A ceux qui ont affirmé que le Premier ministre aurait provoqué un impact plus fort au sein de la communauté internationale s’il avait brandi parmi les dizaines de milliers de documents, la preuve accablante irréfutable, les experts répondent qu’il ne pouvait mettre un document spécifique en évidence parce que ce sont ces milliers de documents tous ensemble qui permettent de prouver que jamais les Iraniens n’ont réellement renoncé à leur projet nucléaire.
200 missiles iraniens détruits sur le sol syrien
Le raid contre deux bases militaires iraniennes près de Hama, en Syrie, raid qui s’est soldé par la destruction massive de quelque 200 missiles iraniens sophistiqués, quelques heures après le passage-éclair en Israël du nouveau secrétaire d’Etat américain Mike Pompéo, et quelques heures avant les révélations sensationnelles de Nétanyaou, est un événement sans précédent : il est vrai qu’il y a quelques semaines des appareils ont frappé la base T4 mais l’ampleur de la destruction dans le double raid de dimanche soir est sans commune mesure avec ce précédent raid. Les témoins ont affirmé que la terre avait tremblé durant l’explosion de ces missiles. Sans parler des 26 victimes, pour la plupart de nationalité iranienne. Officiellement Israël ne revendique pas la paternité de cette attaque. Mais comme pour la T4, il ne faut pas se faire d’illusion : l’empreinte laissée par les frappes aériennes ressemble singulièrement à celle de l’armée de l’Air israélienne. Outre l’amplitude de cette attaque, l’autre différence majeure, c’est le mutisme des Iraniens, des Syriens mais aussi des Russes. Alors que ces derniers avaient formellement accusé Tsahal d’avoir attaqué la T4, Poutine s’est tu cette fois.
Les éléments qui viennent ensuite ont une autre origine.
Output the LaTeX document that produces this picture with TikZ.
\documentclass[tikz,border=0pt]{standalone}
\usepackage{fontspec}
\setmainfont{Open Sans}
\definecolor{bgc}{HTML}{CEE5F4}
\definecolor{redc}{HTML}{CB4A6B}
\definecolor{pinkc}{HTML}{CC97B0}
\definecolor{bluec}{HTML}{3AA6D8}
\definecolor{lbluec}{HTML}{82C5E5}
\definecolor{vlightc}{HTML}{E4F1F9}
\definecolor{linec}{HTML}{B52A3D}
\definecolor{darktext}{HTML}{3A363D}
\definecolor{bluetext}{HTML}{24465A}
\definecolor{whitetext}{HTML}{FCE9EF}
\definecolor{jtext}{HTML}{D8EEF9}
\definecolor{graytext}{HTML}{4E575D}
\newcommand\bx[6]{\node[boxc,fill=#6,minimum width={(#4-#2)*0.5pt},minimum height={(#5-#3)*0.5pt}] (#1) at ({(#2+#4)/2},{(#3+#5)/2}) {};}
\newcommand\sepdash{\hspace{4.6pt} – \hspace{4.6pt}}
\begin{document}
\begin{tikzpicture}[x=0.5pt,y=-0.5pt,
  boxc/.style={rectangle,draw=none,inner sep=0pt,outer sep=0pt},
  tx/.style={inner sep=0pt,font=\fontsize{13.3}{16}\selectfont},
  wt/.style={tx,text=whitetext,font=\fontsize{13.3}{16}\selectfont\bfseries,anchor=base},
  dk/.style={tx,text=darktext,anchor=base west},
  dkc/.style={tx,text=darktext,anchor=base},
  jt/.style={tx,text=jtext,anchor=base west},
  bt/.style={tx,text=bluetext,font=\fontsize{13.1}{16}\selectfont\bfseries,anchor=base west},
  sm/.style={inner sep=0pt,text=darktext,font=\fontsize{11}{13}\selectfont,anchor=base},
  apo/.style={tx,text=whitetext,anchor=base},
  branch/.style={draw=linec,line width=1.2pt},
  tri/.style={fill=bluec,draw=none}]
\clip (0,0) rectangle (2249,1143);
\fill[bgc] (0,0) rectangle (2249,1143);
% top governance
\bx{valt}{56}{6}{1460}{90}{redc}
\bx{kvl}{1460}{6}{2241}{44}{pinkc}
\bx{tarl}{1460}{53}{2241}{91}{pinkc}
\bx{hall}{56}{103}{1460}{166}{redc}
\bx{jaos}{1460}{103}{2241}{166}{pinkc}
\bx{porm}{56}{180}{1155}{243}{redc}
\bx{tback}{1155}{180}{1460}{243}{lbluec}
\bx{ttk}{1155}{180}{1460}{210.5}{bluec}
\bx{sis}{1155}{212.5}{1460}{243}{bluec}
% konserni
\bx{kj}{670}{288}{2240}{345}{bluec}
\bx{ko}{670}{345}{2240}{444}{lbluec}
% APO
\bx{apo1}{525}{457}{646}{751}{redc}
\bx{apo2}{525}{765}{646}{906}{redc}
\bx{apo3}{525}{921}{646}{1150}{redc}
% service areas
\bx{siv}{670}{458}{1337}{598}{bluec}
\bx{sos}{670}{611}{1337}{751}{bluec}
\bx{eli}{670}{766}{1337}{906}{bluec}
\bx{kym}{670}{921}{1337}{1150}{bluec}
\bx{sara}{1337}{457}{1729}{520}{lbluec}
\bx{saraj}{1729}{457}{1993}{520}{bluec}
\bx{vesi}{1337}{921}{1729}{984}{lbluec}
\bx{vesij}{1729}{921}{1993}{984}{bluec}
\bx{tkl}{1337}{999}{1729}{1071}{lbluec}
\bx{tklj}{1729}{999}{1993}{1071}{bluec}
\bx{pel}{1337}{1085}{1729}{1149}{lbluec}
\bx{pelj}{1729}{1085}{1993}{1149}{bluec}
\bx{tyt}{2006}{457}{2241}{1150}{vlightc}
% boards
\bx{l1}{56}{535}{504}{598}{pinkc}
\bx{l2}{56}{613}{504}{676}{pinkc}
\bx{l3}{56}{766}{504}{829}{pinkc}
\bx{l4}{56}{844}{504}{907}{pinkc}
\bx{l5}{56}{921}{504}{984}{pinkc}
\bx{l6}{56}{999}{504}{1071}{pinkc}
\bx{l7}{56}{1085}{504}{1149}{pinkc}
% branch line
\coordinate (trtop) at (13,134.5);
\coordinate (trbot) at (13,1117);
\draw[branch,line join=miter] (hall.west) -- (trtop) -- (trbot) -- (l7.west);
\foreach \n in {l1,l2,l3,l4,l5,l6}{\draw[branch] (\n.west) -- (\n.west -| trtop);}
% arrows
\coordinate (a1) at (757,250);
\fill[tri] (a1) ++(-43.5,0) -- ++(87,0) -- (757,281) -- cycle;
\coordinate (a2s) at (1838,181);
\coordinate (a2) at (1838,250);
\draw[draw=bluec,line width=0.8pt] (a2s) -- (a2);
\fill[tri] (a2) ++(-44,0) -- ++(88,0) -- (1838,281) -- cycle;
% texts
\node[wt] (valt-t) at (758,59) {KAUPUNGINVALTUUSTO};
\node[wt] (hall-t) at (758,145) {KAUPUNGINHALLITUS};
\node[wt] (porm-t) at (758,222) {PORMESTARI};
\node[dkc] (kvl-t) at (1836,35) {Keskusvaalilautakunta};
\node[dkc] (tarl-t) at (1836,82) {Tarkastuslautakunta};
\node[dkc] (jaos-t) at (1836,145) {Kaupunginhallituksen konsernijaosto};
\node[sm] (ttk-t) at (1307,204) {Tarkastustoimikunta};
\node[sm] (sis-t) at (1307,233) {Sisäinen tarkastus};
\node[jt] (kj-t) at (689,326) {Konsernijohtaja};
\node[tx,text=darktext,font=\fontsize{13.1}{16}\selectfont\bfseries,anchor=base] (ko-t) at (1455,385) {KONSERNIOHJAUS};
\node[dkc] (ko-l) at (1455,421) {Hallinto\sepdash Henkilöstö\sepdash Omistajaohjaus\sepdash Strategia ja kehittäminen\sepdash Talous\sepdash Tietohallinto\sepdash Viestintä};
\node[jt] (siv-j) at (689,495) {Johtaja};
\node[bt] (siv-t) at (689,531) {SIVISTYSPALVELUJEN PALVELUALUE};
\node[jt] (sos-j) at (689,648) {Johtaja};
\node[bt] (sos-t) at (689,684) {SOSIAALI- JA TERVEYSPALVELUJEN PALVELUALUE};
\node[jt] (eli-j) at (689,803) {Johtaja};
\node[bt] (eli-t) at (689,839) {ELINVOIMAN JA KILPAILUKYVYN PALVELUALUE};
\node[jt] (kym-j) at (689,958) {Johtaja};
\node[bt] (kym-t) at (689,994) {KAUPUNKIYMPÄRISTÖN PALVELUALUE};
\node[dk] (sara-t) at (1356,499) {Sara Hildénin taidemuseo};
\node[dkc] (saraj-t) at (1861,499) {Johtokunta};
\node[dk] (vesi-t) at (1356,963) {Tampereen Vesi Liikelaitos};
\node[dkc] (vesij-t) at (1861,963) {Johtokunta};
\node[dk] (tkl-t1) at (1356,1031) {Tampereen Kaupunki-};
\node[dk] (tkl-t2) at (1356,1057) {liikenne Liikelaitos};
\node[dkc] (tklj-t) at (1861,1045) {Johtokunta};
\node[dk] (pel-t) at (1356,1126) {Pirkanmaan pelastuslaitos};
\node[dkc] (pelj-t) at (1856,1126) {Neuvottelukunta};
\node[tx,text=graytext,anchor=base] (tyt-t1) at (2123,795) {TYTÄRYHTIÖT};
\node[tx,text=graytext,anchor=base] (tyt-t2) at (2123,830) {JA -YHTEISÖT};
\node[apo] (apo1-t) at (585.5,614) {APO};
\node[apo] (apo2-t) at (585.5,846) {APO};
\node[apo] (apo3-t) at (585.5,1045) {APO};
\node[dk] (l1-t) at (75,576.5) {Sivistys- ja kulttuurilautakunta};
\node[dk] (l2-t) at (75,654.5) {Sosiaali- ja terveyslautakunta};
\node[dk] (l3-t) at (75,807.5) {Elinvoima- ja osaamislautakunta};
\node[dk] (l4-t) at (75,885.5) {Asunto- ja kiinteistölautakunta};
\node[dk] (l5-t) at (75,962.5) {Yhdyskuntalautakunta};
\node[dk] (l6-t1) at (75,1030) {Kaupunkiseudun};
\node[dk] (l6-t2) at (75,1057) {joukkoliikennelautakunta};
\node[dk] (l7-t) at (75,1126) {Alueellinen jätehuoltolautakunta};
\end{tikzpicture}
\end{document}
Peut-être est-ce dû à la conversation téléphonique qu’il a eu quelques heures plus tard avec Binyamin Nétanyaou, et durant laquelle il est probable qu’il ait reçu un rapport concis sur les documents iraniens récupérés par le Mossad. Même les Iraniens sont restés bouche bée et ils ont tout fait pour minimiser le volume des dégâts. Téhéran semble avoir compris, au cours de cette douloureuse journée du 30 avril, que les Israéliens étaient devenus leur « Big Brothers » et qu’ils savaient quasiment tout d’eux : du déplacement des missiles destinés aux Hezbollah, jusqu’aux plus infimes détails de leur programme nucléaire. Les Iraniens ont compris qu’une attaque ouverte et directe contre Israël risquait de mettre en péril leur régime… Et ils ont pris peur. Daniel Haïk
Comment les Israéliens ont mis la main sur les archives nucléaires iraniennes…
Selon les informations qui ont été autorisées à la publication, le Mossad israélien a découvert dès février 2016, le transfert de documents du programme Amhed (nom de code du projet militaire et nucléaire iranien) vers le centre de Téhéran, dans une maison privée anodine. A partir de là, les agents secrets israéliens ont repéré le lieu où les documents avaient été rassemblés et l’ont espionné à la loupe. Il y a quelques semaines à peine, grâce à des contacts à travers le monde, à des moyens technologiques très sophistiqués et à des ressources financières non négligeables, le Mossad a réussi à rassembler des milliers de documents qui se trouvaient dans cette maison et qui se rapportaient à la poursuite du programme nucléaire iranien. Après avoir pris conscience du « trésor » dont il disposait, le patron du Mossad Yossi Cohen s’est rendu à Washington, où il a rencontré le président Trump, le patron de la CIA son ami Mike Pompéo (devenu la semaine dernière Secrétaire d’Etat) et il leur a présenté les documents prouvant la poursuite du programme nucléaire iranien. Parallèlement il a été décidé, après de sérieuses discussions, de révéler l’existence de ces documents et le Mossad a estimé que cela n’affectera aucunement ses sources d’informations à l’étranger. D.H.